▸ What you will do
Quote every line as written. Omit pictures.

▸ Data lines
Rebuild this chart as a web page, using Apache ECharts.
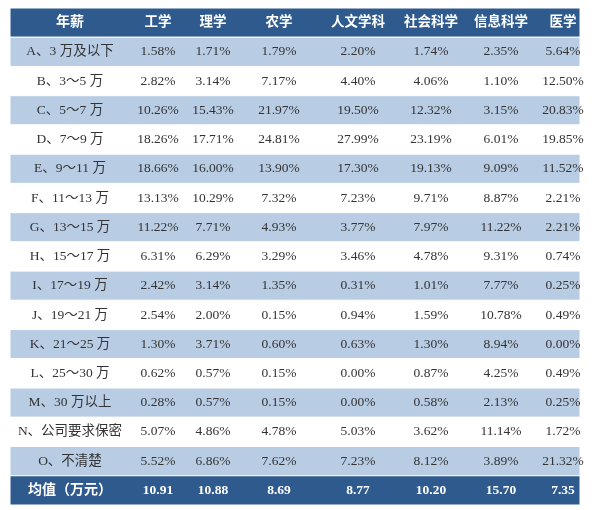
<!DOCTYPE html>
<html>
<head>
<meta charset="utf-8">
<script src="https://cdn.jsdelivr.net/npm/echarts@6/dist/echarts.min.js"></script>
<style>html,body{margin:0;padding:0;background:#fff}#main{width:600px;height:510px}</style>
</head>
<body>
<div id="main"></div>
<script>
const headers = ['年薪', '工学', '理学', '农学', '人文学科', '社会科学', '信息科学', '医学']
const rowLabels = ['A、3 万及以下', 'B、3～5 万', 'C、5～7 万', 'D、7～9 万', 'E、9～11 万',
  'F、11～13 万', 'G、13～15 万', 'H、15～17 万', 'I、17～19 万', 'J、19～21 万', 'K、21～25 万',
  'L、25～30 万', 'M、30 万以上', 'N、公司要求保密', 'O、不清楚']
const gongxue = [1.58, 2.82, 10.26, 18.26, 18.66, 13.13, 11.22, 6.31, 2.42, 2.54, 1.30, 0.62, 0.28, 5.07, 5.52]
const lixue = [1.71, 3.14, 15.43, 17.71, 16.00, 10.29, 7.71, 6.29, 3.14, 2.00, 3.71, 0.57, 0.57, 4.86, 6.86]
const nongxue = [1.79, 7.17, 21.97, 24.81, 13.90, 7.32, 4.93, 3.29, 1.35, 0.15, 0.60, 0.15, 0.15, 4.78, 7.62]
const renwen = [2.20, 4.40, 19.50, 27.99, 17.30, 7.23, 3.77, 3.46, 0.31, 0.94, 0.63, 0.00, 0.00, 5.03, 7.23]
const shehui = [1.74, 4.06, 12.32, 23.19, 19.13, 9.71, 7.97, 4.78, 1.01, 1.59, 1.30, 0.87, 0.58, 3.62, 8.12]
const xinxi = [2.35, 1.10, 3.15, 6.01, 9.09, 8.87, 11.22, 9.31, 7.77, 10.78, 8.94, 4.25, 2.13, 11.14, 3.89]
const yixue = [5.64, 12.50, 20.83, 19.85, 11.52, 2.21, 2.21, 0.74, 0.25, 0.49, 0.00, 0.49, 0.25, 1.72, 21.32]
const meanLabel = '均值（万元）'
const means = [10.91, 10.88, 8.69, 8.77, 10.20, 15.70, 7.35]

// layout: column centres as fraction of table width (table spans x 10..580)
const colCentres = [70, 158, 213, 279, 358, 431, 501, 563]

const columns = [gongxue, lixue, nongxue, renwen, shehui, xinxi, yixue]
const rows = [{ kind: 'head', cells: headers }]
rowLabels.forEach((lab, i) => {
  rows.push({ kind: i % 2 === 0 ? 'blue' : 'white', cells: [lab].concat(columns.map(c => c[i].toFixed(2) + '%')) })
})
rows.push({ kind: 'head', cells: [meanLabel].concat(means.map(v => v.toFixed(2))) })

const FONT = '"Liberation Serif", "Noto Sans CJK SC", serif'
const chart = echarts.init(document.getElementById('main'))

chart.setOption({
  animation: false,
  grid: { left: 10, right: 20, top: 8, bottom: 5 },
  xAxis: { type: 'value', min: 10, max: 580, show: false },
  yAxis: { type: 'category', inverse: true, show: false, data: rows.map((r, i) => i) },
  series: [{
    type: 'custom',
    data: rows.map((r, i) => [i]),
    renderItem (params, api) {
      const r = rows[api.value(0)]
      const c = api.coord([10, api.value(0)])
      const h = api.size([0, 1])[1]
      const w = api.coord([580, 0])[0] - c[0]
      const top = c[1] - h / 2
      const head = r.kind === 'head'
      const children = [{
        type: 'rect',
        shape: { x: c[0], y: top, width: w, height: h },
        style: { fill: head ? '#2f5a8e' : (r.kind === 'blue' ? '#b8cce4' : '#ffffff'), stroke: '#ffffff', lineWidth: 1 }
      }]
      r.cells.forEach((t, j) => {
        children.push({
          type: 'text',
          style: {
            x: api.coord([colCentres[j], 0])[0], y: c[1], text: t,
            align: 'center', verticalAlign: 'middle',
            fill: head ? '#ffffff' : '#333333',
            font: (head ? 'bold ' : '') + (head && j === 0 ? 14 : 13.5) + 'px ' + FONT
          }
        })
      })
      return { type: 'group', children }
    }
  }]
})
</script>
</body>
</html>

▸ Answer to this problem
Rebuild this chart as a web page, using Apache ECharts.
<!DOCTYPE html>
<html>
<head>
<meta charset="utf-8">
<script src="https://cdn.jsdelivr.net/npm/echarts@6/dist/echarts.min.js"></script>
<style>html,body{margin:0;padding:0;background:#fff}#main{width:600px;height:510px}</style>
</head>
<body>
<div id="main"></div>
<script>
const headers = ['年薪', '工学', '理学', '农学', '人文学科', '社会科学', '信息科学', '医学']
const rowLabels = ['A、3 万及以下', 'B、3～5 万', 'C、5～7 万', 'D、7～9 万', 'E、9～11 万',
  'F、11～13 万', 'G、13～15 万', 'H、15～17 万', 'I、17～19 万', 'J、19～21 万', 'K、21～25 万',
  'L、25～30 万', 'M、30 万以上', 'N、公司要求保密', 'O、不清楚']
const gongxue = [1.58, 2.82, 10.26, 18.26, 18.66, 13.13, 11.22, 6.31, 2.42, 2.54, 1.30, 0.62, 0.28, 5.07, 5.52]
const lixue = [1.71, 3.14, 15.43, 17.71, 16.00, 10.29, 7.71, 6.29, 3.14, 2.00, 3.71, 0.57, 0.57, 4.86, 6.86]
const nongxue = [1.79, 7.17, 21.97, 24.81, 13.90, 7.32, 4.93, 3.29, 1.35, 0.15, 0.60, 0.15, 0.15, 4.78, 7.62]
const renwen = [2.20, 4.40, 19.50, 27.99, 17.30, 7.23, 3.77, 3.46, 0.31, 0.94, 0.63, 0.00, 0.00, 5.03, 7.23]
const shehui = [1.74, 4.06, 12.32, 23.19, 19.13, 9.71, 7.97, 4.78, 1.01, 1.59, 1.30, 0.87, 0.58, 3.62, 8.12]
const xinxi = [2.35, 1.10, 3.15, 6.01, 9.09, 8.87, 11.22, 9.31, 7.77, 10.78, 8.94, 4.25, 2.13, 11.14, 3.89]
const yixue = [5.64, 12.50, 20.83, 19.85, 11.52, 2.21, 2.21, 0.74, 0.25, 0.49, 0.00, 0.49, 0.25, 1.72, 21.32]
const meanLabel = '均值（万元）'
const means = [10.91, 10.88, 8.69, 8.77, 10.20, 15.70, 7.35]

// layout: column centres as fraction of table width (table spans x 10..580)
const colCentres = [70, 158, 213, 279, 358, 431, 501, 563]

const columns = [gongxue, lixue, nongxue, renwen, shehui, xinxi, yixue]
const rows = [{ kind: 'head', cells: headers }]
rowLabels.forEach((lab, i) => {
  rows.push({ kind: i % 2 === 0 ? 'blue' : 'white', cells: [lab].concat(columns.map(c => c[i].toFixed(2) + '%')) })
})
rows.push({ kind: 'head', cells: [meanLabel].concat(means.map(v => v.toFixed(2))) })

const FONT = '"Liberation Serif", "Noto Sans CJK SC", serif'
const chart = echarts.init(document.getElementById('main'))

chart.setOption({
  animation: false,
  grid: { left: 10, right: 20, top: 8, bottom: 5 },
  xAxis: { type: 'value', min: 10, max: 580, show: false },
  yAxis: { type: 'category', inverse: true, show: false, data: rows.map((r, i) => i) },
  series: [{
    type: 'custom',
    data: rows.map((r, i) => [i]),
    renderItem (params, api) {
      const r = rows[api.value(0)]
      const c = api.coord([10, api.value(0)])
      const h = api.size([0, 1])[1]
      const w = api.coord([580, 0])[0] - c[0]
      const top = c[1] - h / 2
      const head = r.kind === 'head'
      const children = [{
        type: 'rect',
        shape: { x: c[0], y: top, width: w, height: h },
        style: { fill: head ? '#2f5a8e' : (r.kind === 'blue' ? '#b8cce4' : '#ffffff'), stroke: '#ffffff', lineWidth: 1 }
      }]
      r.cells.forEach((t, j) => {
        children.push({
          type: 'text',
          style: {
            x: api.coord([colCentres[j], 0])[0], y: c[1], text: t,
            align: 'center', verticalAlign: 'middle',
            fill: head ? '#ffffff' : '#333333',
            font: (head ? 'bold ' : '') + (head && j === 0 ? 14 : 13.5) + 'px ' + FONT
          }
        })
      })
      return { type: 'group', children }
    }
  }]
})
</script>
</body>
</html>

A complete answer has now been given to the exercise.